Email: dix2 at pitt dot edu
Research Interests:
Artificial Intelligence in Medicine
Investigation of a Data and Knowledge Driven System for Sequential Diagnosis
The goal of this project was to combine EHR data with medical knowledge to generate a sequential diagnostic system.
I developed an algorithm generating medical diagnostic trees that recommend diagnostic actions by considering clinical workflow, diagnostic accuracy, and misdiagnosis costs.
Demonstrated with EHR data for heart disease classification task in Emergency room (116,797 encounters, 37,376 features), the new system I created has better clinical alignment, higher diagnostic accuracy, and lower misdiagnosis costs than baseline models which were developed using a traditional multi-label classification tree algorithm (ML-C4.5) and a deep reinforcement learning algorithm (deep Q learning).
Heart Failure Readmission Prediction
The goal of this project was to use a large amount of EHR data to develop models that can assess patients' risk of returning to hospital within 30 days.
We collected data of 15,703 visits from 14 hospitals in the University of Pittsburgh Medical Center Health System, retrieving six types of data in our study: demographic information, diagnosis, healthcare utilization information (e.g., number of ER visits within 12 months), 6148 distinct drug categories (RxNorm and NDF-RT), 3,545 distinct laboratory tests, and 20,304 distinct UMLS CUIs from reports.
I developed a risk assessment predictive model, which had a good discriminatory power (AUROC 0.650), which was statistically significantly better than the HOSPITAL score method and LACE score method. I found that healthcare utilization was the most valuable data type for readmission risk assessment.
An Evaluation of a Natural Language Processing Tool for Identifying and Encoding Information in Emergency Department Clinical Notes
The goal of this project was to determine the accuracy of the cTAKES system in identifying predetermined factors from unstructured ED electronic health records. We created a list of 10 factors related to cardiac medical diagnosis and disease status. Two physicians reviewed 419 clinical records for each of the 10 factors and coded each factor as "positive," "negative," and "missing". The clinical reviewer assignment was used as the gold standard for the purpose of analysis. I used cTAKES to retrieve clinical information and analyzed performance. The result showed that 84.4\% factors were identified correctly by cTAKES.

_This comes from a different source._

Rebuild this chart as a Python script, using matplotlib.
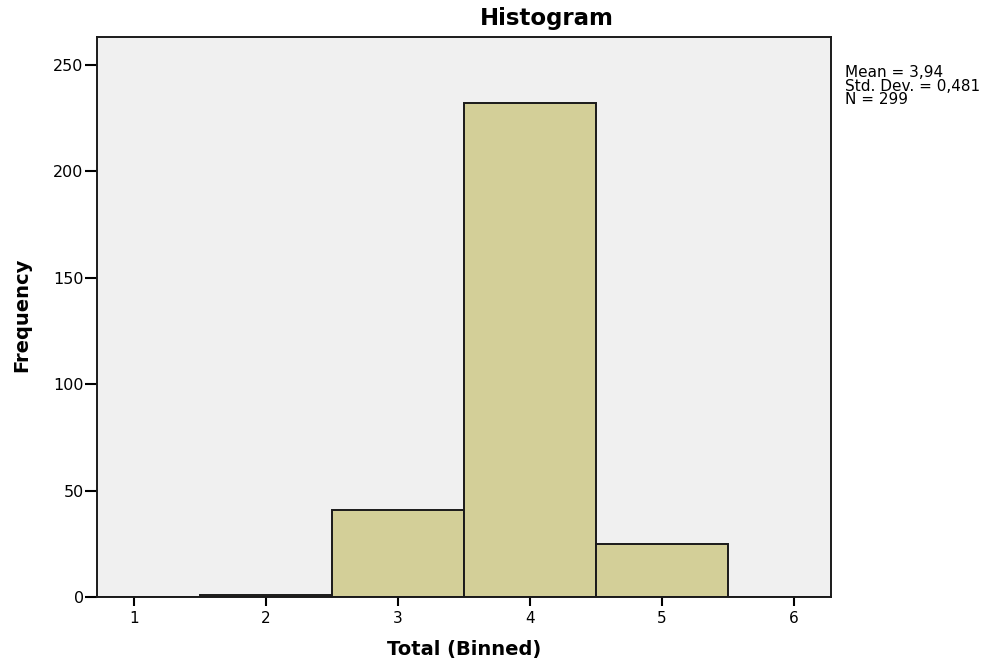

Classification of Positive Valence System Symptom Severity using Initial Psychiatric Evaluation Records
The goal of this project was to develop a framework that can automatically classify initial psychiatric evaluation records to one of four positive valence system severities, which was part of the CEGS N-GRID 2016 Shared Task in Clinical Natural Language Processing competition. We derived question-answer features and UMLS concept features (using MedLEE) from the initial reports, and built two decision tree models and one Bayesian network model. I built two decision tree models using the "rpartScore" package, and the macro average-inverse normalized mean absolute error scores were 82.56. There were 24 participating teams and 65 valid submitted runs. Our models earned 4th place, and we were invited to publish one paper in the Journal of Biomedical Informatics.

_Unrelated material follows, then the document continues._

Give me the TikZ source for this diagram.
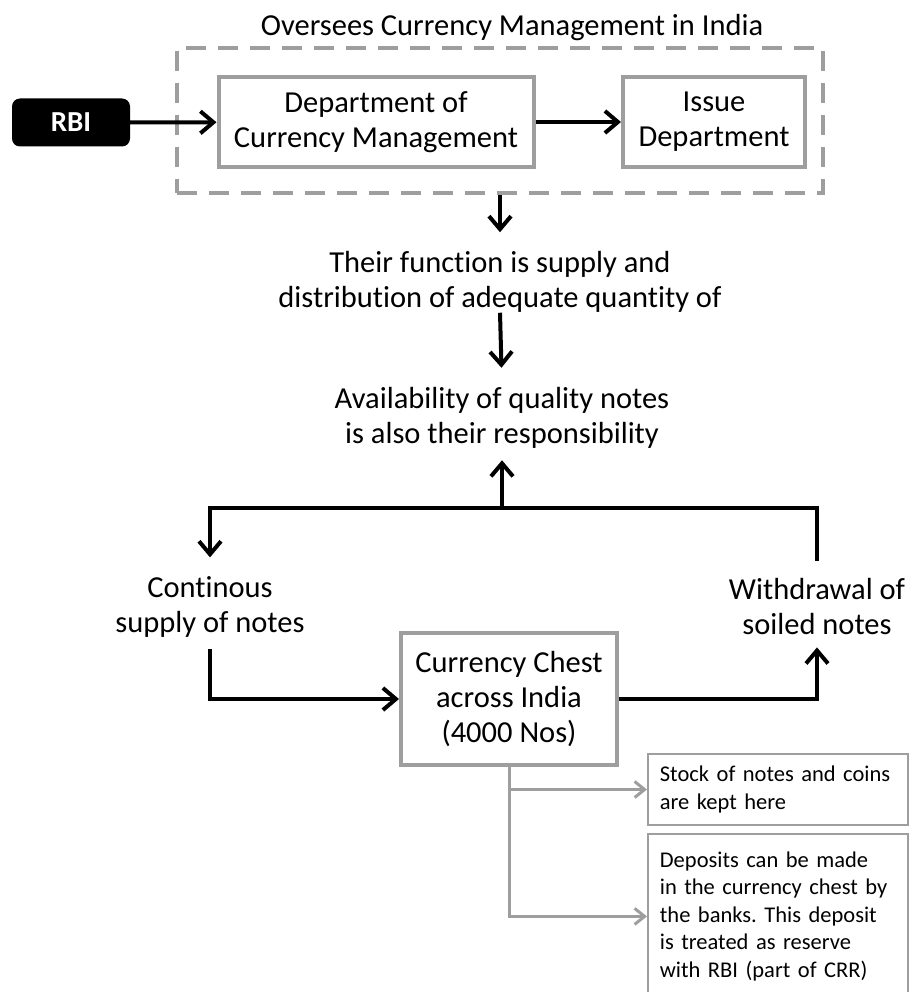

Predicting Clinical Outcomes Using High-dimensional Genomic Datasets
The objective of this investigation was to evaluate binary prediction methods for predicting disease status using high-dimensional genomic data, which included one hundred 1000-single nucleotide polymorphismc (SNP) simulated datasets, ten 10000-SNP datasets, six semi-synthetic sets, and two real genome-wide association studies (GWAS) datasets. I conducted experiments to predict clinical outcomes using different machine learning algorithms, including Naive Bayes, model averaging Naive Bayes, feature selection Naive Bayes, efficient Bayesian multivariate classifier, logistic regression, support vector machines, and lasso. In five-fold cross-validation studies, the SVM performed best on the 1000-SNP datasets, while the BN-based methods performed best on the other datasets, with EBMC performing best. The results were published in the Journal of the American Medical Informatics Association.
Predicting Patient Survivorship Using Efficient Bayesian Network Learning
The purpose of this project was to develop and evaluate a new Bayesian network (BN)-based patient survivorship prediction method. We developed the EBMC-Survivorship (EBMC-S) method, which predicts survivorship for each year individually. EBMC-S is based on the EBMC BN algorithm, which has been shown to be able to handle high-dimensional data. We evaluated EBMC-S using the Molecular Taxonomy of Breast Cancer International Consortium dataset. Results showed that EMBC-S performs better than the Cox proportional hazard model and is comparable to the random survival forest method. The results were published in Cancer Informatics.